Shopify Payout Reconciliation Explained: Why It Never Matches

Your Shopify deposit doesn't match your sales total. Here's why Shopify payout reconciliation is a mess, and the simple pattern that fixes it.

It’s Saturday morning. You open your bank app and see a deposit from Shopify for $4,318.62. Then you open your Shopify dashboard, look at last week’s sales, and see $5,247.00. The two numbers don’t match. They’re never going to match. You sigh and open a spreadsheet.

If that scene feels familiar, this post is for you. Shopify payout reconciliation is the most confusing piece of running a Shopify store, and almost nobody explains it in plain English. We’ll fix that: why your Shopify deposits never match your sales totals, the simple accounting pattern that makes the math work, and how to stop doing this by hand forever.

The Saturday morning spreadsheet problem

Here’s what most Shopify owners actually do on the weekend:

  1. Pull last week’s payout amount from the Shopify dashboard.
  2. Pull last week’s order list. Add up the totals.
  3. Subtract Shopify’s transaction fees. Guess at the percentage.
  4. Subtract refunds. Wait, did that refund hit this payout or the next one?
  5. Numbers still don’t match. Open a beer.

This isn’t a moral failing. A single Shopify deposit is the net result of dozens (sometimes hundreds) of separate financial events that all happened at different times. Until you understand how Shopify actually moves your money, no amount of staring at a spreadsheet will make it click.

Why Shopify payouts confuse merchants (it’s not you, it’s the math)

When a customer buys a $100 t-shirt from your store, several things happen, and only one of them is “you got $100.”

Shopify Payments takes its cut. For a US store on the basic plan, that’s roughly 2.9% plus 30 cents per card transaction. So your $100 sale becomes about $96.81 owed to you, with $3.19 going to Shopify as a transaction fee.

The money sits in Shopify’s account for a few days. Shopify holds funds before depositing them. The standard payout schedule is daily with a 2-3 business day delay. So a sale on Monday might not land in your bank until Thursday or Friday.

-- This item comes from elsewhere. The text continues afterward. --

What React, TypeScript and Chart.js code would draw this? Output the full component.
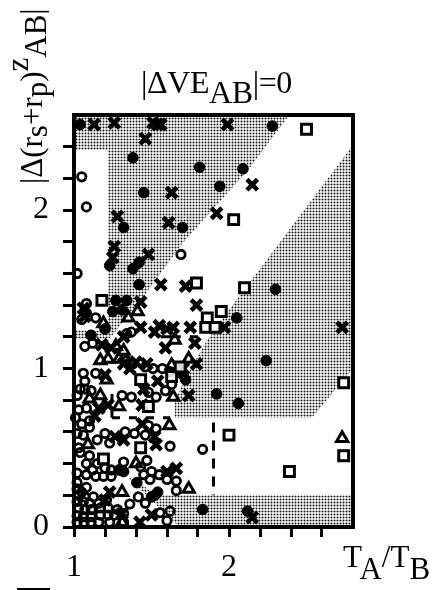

Refunds, exchanges, and chargebacks get netted out. If a customer returns last week’s purchase today, Shopify subtracts the refund from your next payout. So today’s deposit is funded by sales from three days ago, minus refunds processed today, minus any disputes pending.

Some funds get held in reserve. If you sell anything risky (preorders, high refund rates, a sudden volume spike), Shopify Payments may hold a percentage in reserve. That reserve doesn’t show up in your payout but it does count as money owed to you.

Multiple payouts can settle in a single bank deposit. Or one payout can be split. Or a payout can be in a different currency if you sell internationally.

So the deposit on your bank statement isn’t “last week’s sales minus fees.” It’s a tangled net of money from various days, with various deductions, all summed into one wire. Gross sales, net sales, payout amount, and bank deposit are four different numbers. If you try to reconcile by matching them directly, you’ll fail. You need a different pattern.

The Shopify clearing account: the only pattern that actually works

The trick that real accountants use, and the trick built into ERPClaw’s Shopify payout reconciliation engine, is called a clearing account. The name sounds intimidating but the idea is simple.

Think of a clearing account as a holding bucket between Shopify and your bank account. Every time you make a sale, the money gets credited to this bucket on paper. Every time Shopify takes a fee or processes a refund, that comes out of the bucket. And every time Shopify deposits money in your real bank account, that gets pulled out of the bucket too.

If everything is recorded correctly, the bucket should always end up empty. That’s the whole point. If the bucket has money sitting in it, that’s money Shopify still owes you. If the bucket goes negative, something was double-counted. The bucket is your truth-teller.

Here’s the math on a single $100 sale, written out for someone who doesn’t speak accountant.

Step 1: The sale happens

Customer buys a $100 t-shirt. Shopify will keep $3 in fees and owe you $97.

In your books:

  • Your sales for the day went up by $100.
  • Your “Shopify owes me” bucket (the clearing account) went up by $97.
  • Your “Shopify fees” expense went up by $3.

The bucket now holds $97.

Step 2: Shopify holds the money for a couple of days

Nothing changes in your books. The bucket still holds $97. Your bank account hasn’t moved yet. Normal.

Step 3: Shopify deposits the payout

Three days later, $97 lands in your real bank account.

In your books:

  • Your bank account went up by $97.
  • Your “Shopify owes me” bucket went down by $97.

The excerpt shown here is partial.